私はその様子を見ながら、肺炎で呼吸が苦しいのだろうと思っていたのですが、実は「最終の着地態勢に入った印」だったことをこの本を読んで知りました。
大切な家族がもう直ぐ亡くなってしまう・・・それは、なかなか受け入れがたいことです。
しかし、
一旦着地態勢に入った人は、何をしても着地します。
これはもう、動かし難い自然の摂理なんですね。
で、あれば見送る側としても心の準備をして、出来るだけ安らかに見送ってあげられるようしたいですよね。
何をしても後悔は残るもの
母が亡くなってから数か月間、私は「もっと早くに病院に連れて行ってれば助かったのではないか?!」と何度も自分を責めました。
「助けてあげられなくて、ごめん」と何度も墓前や仏壇の前で謝ったりもしました。
大切な人をなくした後「あの時、もっとしてあげられることがあったのではないか?」と後悔の念に苛まれる人は案外、多いのではないでしょうか。
この本では、そんな人たちにこんな言葉をプレゼントしてくれます。
たとえできることをすべてし尽くしたとしても、後悔は残るのです。
ですから私は、「起こったことはすべて、起こるべくして起こったこと」であり、「終わったことはすべて、よかったこと」だと、いつも申し上げます。そう思い、自分を許していいのです。
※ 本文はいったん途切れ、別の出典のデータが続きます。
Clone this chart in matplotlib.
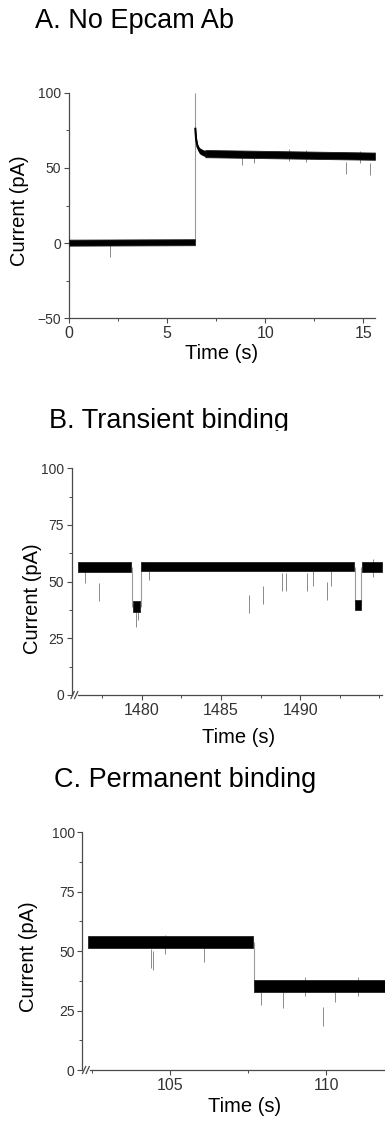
import matplotlib
matplotlib.use("Agg")
import matplotlib.pyplot as plt
from matplotlib.lines import Line2D
from matplotlib.patches import Rectangle
from matplotlib.ticker import MultipleLocator, FixedLocator

plt.rcParams['font.family'] = ['Liberation Sans', 'DejaVu Sans']

# ---------------- data ----------------
# Panel A: No Epcam Ab
a_title = "A. No Epcam Ab"
a_seg_t0 = [0.0, 6.95]
a_seg_t1 = [6.42, 15.6]
a_seg_v0 = [0.3, 59.5]          # level at segment start
a_seg_v1 = [0.6, 57.8]          # level at segment end
a_seg_hw = [2.0, 2.4]           # half width of noise band
a_decay_t = [6.44, 6.48, 6.55, 6.65, 6.8, 6.95]
a_decay_v = [76, 69, 64, 61.5, 60.3, 59.5]
a_step_t = [6.42]
a_step_lo = [0.5]
a_step_hi = [100]
a_spike_t = [2.09, 8.8, 9.45, 11.2, 12.1, 14.1, 14.83, 15.34]
a_spike_v = [-9.5, 52, 53, 54.5, 54, 46, 53, 45]

# Panel B: Transient binding
b_title = "B. Transient binding"
b_seg_t0 = [1475.95, 1479.42, 1479.97, 1493.47, 1493.9]
b_seg_t1 = [1479.32, 1479.9, 1493.4, 1493.82, 1495.15]
b_seg_v0 = [56.5, 39.0, 56.6, 39.5, 56.3]
b_seg_v1 = [56.5, 39.0, 56.6, 39.5, 56.3]
b_seg_hw = [2.2, 2.4, 2.1, 2.2, 2.2]
b_step_t = [1479.36, 1479.94, 1493.44, 1493.86]
b_step_lo = [39.0, 39.0, 39.5, 39.5]
b_step_hi = [56.5, 56.6, 56.6, 56.3]
b_spike_t = [1476.4, 1477.3, 1479.6, 1479.75, 1480.43, 1486.74, 1487.65,
             1488.85, 1489.1, 1490.46, 1490.84, 1491.68, 1491.96, 1494.6]
b_spike_v = [49.5, 41.5, 30, 33, 50.7, 36, 40, 46, 46, 46, 48, 42, 48, 52]
b_xticks = [1480, 1485, 1490]

# Panel C: Permanent binding
c_title = "C. Permanent binding"
c_seg_t0 = [102.39, 107.7]
c_seg_t1 = [107.66, 111.9]
c_seg_v0 = [53.8, 35.4]
c_seg_v1 = [53.8, 35.4]
c_seg_hw = [2.5, 2.5]
c_step_t = [107.68]
c_step_lo = [35.4]
c_step_hi = [53.8]
c_spike_t = [104.39, 104.47, 104.85, 106.1, 107.9, 108.6, 109.3, 109.9, 110.27, 111.0]
c_spike_v = [43, 42, 49, 45.6, 27.5, 26, 31, 18.5, 28.5, 31]
c_xticks = [105, 110]

# ---------------- layout ----------------
W, H = 385, 1128
fig = plt.figure(figsize=(W / 100, H / 100), dpi=100)


def fx(px):
    return px / W


def fy(py):
    return 1 - py / H


def make_axes(left, right, top, bottom):
    return fig.add_axes([fx(left), fy(bottom), (right - left) / W, (bottom - top) / H])


SPINE = '#4a4a4a'
TICKC = '#333333'


def style(ax, xmaj, xmin, ymaj, ymin):
    for s in ['top', 'right']:
        ax.spines[s].set_visible(False)
    for s in ['left', 'bottom']:
        ax.spines[s].set_color(SPINE)
        ax.spines[s].set_linewidth(0.9)
    ax.xaxis.set_major_locator(xmaj)
    ax.xaxis.set_minor_locator(MultipleLocator(xmin))
    ax.yaxis.set_major_locator(MultipleLocator(ymaj))
    ax.yaxis.set_minor_locator(MultipleLocator(ymin))
    ax.tick_params(which='major', direction='out', length=3.5, width=0.8, color=SPINE,
                   labelcolor=TICKC, pad=2)
    ax.tick_params(which='minor', direction='out', length=2.2, width=0.7, color=SPINE)
    ax.tick_params(axis='x', labelsize=11.5)
    ax.tick_params(axis='y', labelsize=10)


def draw_trace(ax, t0, t1, v0, v1, hw, step_t, step_lo, step_hi, spike_t, spike_v):
    for a, b, p, q, h in zip(t0, t1, v0, v1, hw):
        ax.fill_between([a, b], [p - h, q - h], [p + h, q + h], color='black', lw=0.6,
                        edgecolor='#222222', zorder=3)
    for t, lo, hi in zip(step_t, step_lo, step_hi):
        ax.vlines(t, lo, hi, color='#9a9a9a', lw=0.8, zorder=1)
    for t, v in zip(spike_t, spike_v):
        ax.vlines(t, v, v + 8, color='#8a8a8a', lw=0.7, zorder=1)


def break_marks(y, x0):
    for dx in (0, 3.6):
        fig.add_artist(Line2D([fx(x0 + dx), fx(x0 + dx + 3.2)], [fy(y + 3.5), fy(y - 3.5)],
                              color=SPINE, lw=0.9))


# Panel A
axA = make_axes(69, 375, 92.7, 318.3)
axA.set_xlim(0, 15.6)
axA.set_ylim(-50, 100)
style(axA, MultipleLocator(5), 2.5, 50, 25)
draw_trace(axA, a_seg_t0, a_seg_t1, a_seg_v0, a_seg_v1, a_seg_hw,
           a_step_t, a_step_lo, a_step_hi, a_spike_t, a_spike_v)
axA.fill_between(a_decay_t, [v - 2.0 for v in a_decay_v], [v + 2.0 for v in a_decay_v],
                 color='black', lw=0, zorder=3)
axA.plot(a_decay_t, a_decay_v, color='black', lw=1.5, zorder=3)

# Panel B
axB = make_axes(71.5, 381.7, 468.3, 695)
axB.set_xlim(1475.55, 1495.15)
axB.set_ylim(0, 100)
style(axB, FixedLocator(b_xticks), 2.5, 25, 12.5)
axB.spines['bottom'].set_bounds(1475.95, 1495.15)
draw_trace(axB, b_seg_t0, b_seg_t1, b_seg_v0, b_seg_v1, b_seg_hw,
           b_step_t, b_step_lo, b_step_hi, b_spike_t, b_spike_v)
break_marks(695, 71)

# Panel C
axC = make_axes(82.3, 385, 832.3, 1070)
axC.set_xlim(102.2, 111.87)
axC.set_ylim(0, 100)
style(axC, FixedLocator(c_xticks), 2.5, 25, 12.5)
axC.spines['bottom'].set_bounds(102.45, 111.87)
draw_trace(axC, c_seg_t0, c_seg_t1, c_seg_v0, c_seg_v1, c_seg_hw,
           c_step_t, c_step_lo, c_step_hi, c_spike_t, c_spike_v)
break_marks(1070, 82.5)

# Titles
fig.text(fx(35), fy(28.3), a_title, fontsize=19.5, va='baseline', ha='left')
fig.text(fx(49.3), fy(428.3), b_title, fontsize=19.5, va='baseline', ha='left')
fig.text(fx(54.3), fy(787.3), c_title, fontsize=19.5, va='baseline', ha='left')
# the B title is cut at the bottom in the original
fig.add_artist(Rectangle((fx(40), fy(440)), fx(300), (440 - 430.5) / H,
                         transform=fig.transFigure, color='white', zorder=10))

# Axis labels
fig.text(fx(222), fy(359.3), "Time (s)", fontsize=14.5, va='baseline', ha='center')
fig.text(fx(238.3), fy(742.7), "Time (s)", fontsize=14.5, va='baseline', ha='center')
fig.text(fx(245), fy(1112.3), "Time (s)", fontsize=14.5, va='baseline', ha='center')
fig.text(fx(20), fy(210.8), "Current (pA)", fontsize=14.5, rotation=90, va='center', ha='center')
fig.text(fx(33), fy(599), "Current (pA)", fontsize=14.5, rotation=90, va='center', ha='center')
fig.text(fx(28.7), fy(957), "Current (pA)", fontsize=14.5, rotation=90, va='center', ha='center')

fig.savefig("out.png", dpi=100)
さすが看護師として看取りの現場に何度も立ち会い、僧侶としての経験を積んだ著者の言葉は素直に心に染みます。
最後の最後に無事に着地させてあげるために
何をしても後悔は残るもの・・・かもしれませんが、残される者として最後の最後は出来るだけ安らかに着地させてあげたいと思いませんか?
「何としても助かった欲しい!」との思いから、延命措置をしてしまい、それが逆に亡くなりゆく人の負担になることがあることも、この本を読んで知りました。
「一旦着地態勢に入った人は、何をしても着地します。」という人に対して私たちができることは多くはないかも知れません。
それでも・・・
何かしてあげたいと思う気持ちは尊いものですが、本人が望まないのであれば、特別何かをしてあげなくてもいいのかもしれません。一緒にいる時間を作って話を聞いたり、手や足をさすってあげたりする。着地間近の人には、そんなさりげない触れ合いの方が、大きな意味を持つのです。
最後の時間を少しでも良いものにするためにできることはあるのです。
それと、もう一つ。
人生の着地態勢に入ったとき、治療の及ばない地点に至ったとき、人は医療とは別のものを求める。いわば、生きていくための医療と死後の宗教の間にある、死にゆく魂のケアを求めるのです。
「死」という抗えない運命の瞬間に立ち会うときに必要なのは、医療だけでなく、見送る人の心のケアも大切だと思うのです。
看護師であり、僧侶であるからこそ看取る人の気持ちにも寄り添い、大切な人を亡くした後の喪失感を和らげてくれる言葉が、この本にはいくつも書かれています。
死にゆく大切な人、そしてそれを見送る人、その両方が無事に着地できるように知っておいて欲しいことが書かれた1冊だと感じました。